Strings for the autoharp are very expensive. The reason is that they are only available in expensive sets. All of the wound strings have an unwound bit at each end, so standard strings cannot be used to replace them since they must be specially made. The unwound strings, however, can be replaced with guitar strings of the correct gauge.
Fretless Zither (from Kelly Williams, www.fretlesszithers.net)
Friederich Menzenhauer was the father of the guitar-zither in the United States. He was granted the first patent, whose date is shown on instruments made by various manufacturers. Menzenhauer was born in Magdeburg Germany on January 3, 1858, and traveled to the U.S. on the ship Hohenstauffern from Bremen, arriving in New York on May 8, 1882.
By 1887 he was living in Jersey City, NJ, and was known as a maker of musical instruments. His first patent was issued that year for a "Tremolo Attachment for Cornets," a wind-up device which oscillated a valve in the tube of the horn. His next patent was issued soon after with a similar title, but was a bit more like a "whammy bar" in execution.
In 1892 he married Wilhelmina Geibel, who was born in New York in 1860.
The period of zither development came after 1860. The widely-cited first guitar-zither patent was issued on May 29, 1894. In September, 1895, he received a patent for a "Metallophone Zither", which had chord groups for accompaniment, but played the melody on xylophone bars. At the end of 1896, the Menzenhauer Guitar Zither Co. leased a two-story tin-roofed building in Jersey City. In January 1897, he received a patent for a "Harp Cithern," an odd combination of harp and guitar-zither.
Their only child, Theodore, was born in June, 1897.
In October of 1897, he and Oscar Schmidt were doing business as the U.S. Guitar-Zither Co., which may have been a distributing arm of their organization.
By 1898, he was also doing business as the Menzenhauer Guitar-Zither Co., and the operation was located on Ferry Street in Jersey City, the site of Oscar Schmidt International until 1972. Much of this factory building was in place in 1895, but it is unclear exactly when Menzenhauer obtained this property. Early on, the location was known as 34-41 Ferry Street, the numbers of the lots on the survey of land by the Holland Co. By 1902 the location had received the street addresses 87-101, which the townhouses on those lots still hold today.
In September 1899, he received the first two patents describing what became known as the mandolin-guitar-zither. The next patent, dated June 1900, for an attachment to this instrument, was assigned to Menzenhauer & Schmidt, which was the name of the business around 1900-1901.
At this point, there appears to have been some problem between the partners. On May 7, 1900, Menzenhauer transferred the Ferry Street property to Oscar Schmidt for $1. And then he disappeared from the Jersey City directory until 1904.

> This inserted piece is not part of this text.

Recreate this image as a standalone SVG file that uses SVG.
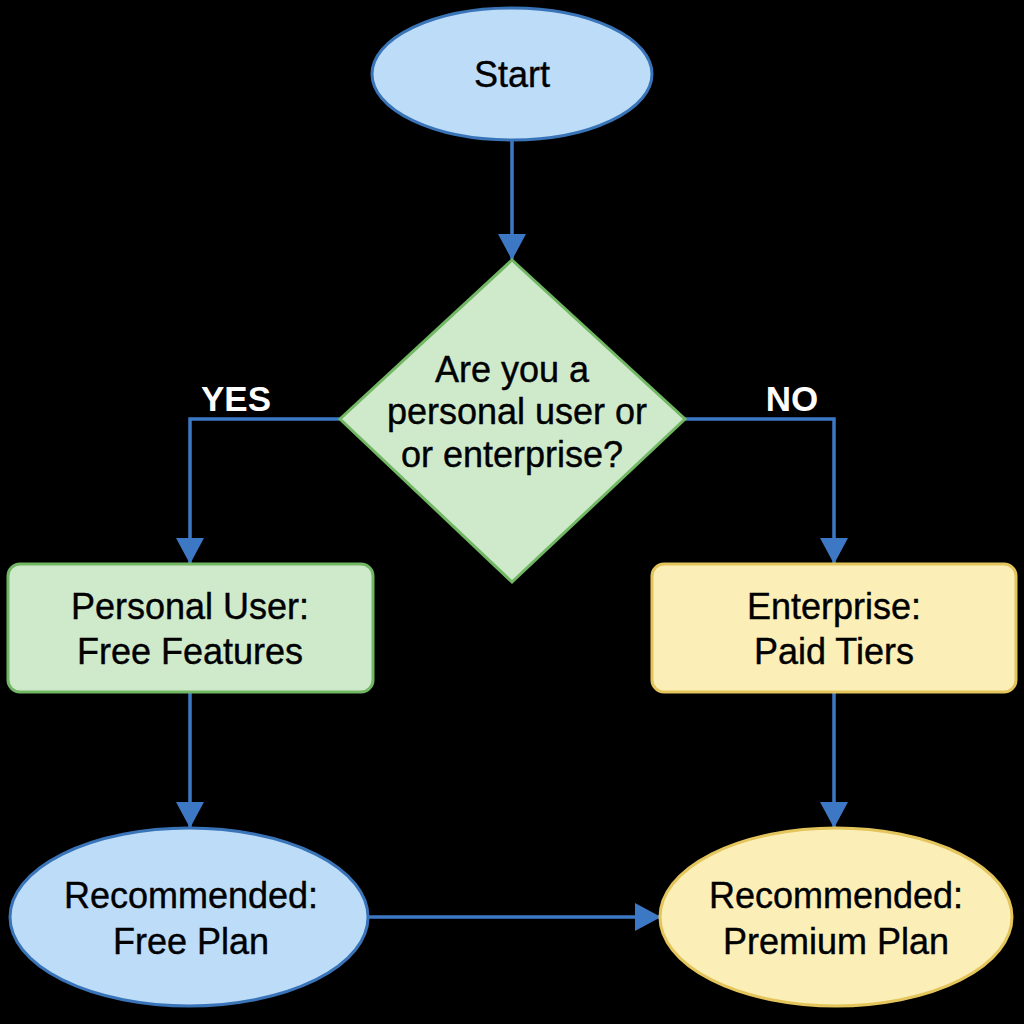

In 1904, he had moved into the house at 22 Sherman Place, where he spent the rest of his life. He was still tinkering with musical instruments, and he started receiving patents again. In 1910, the patent was for a modification of the Mandolin-guitar-zither which used a small key mechanism. In 1911 he patented a playing action which used keys similar in appearance to piano keys. In 1914 he received a patent for a melody-playing action that was eerily reminiscent of the Celestaphone, but with the hammers reversed. His final patent was issued in 1917, for a chord-playing mechanism that allowed separation between the bass string and the remaining three strings of the chord.
Menzenhauer was apparently more of an engineer than a businessman. His penchant for tinkering continued. In 1918 he was involved with the ice company, and he developed a scheme to remove impurities from the center of ice blocks.
Frederick Menzenhauer passed away on March 1, 1937, leaving a widow, son, and grandson.
Manufacturers Advertising Company was an alias that was used for many years by the Oscar Schmidt-International Corp. The address was always the same as the actual company.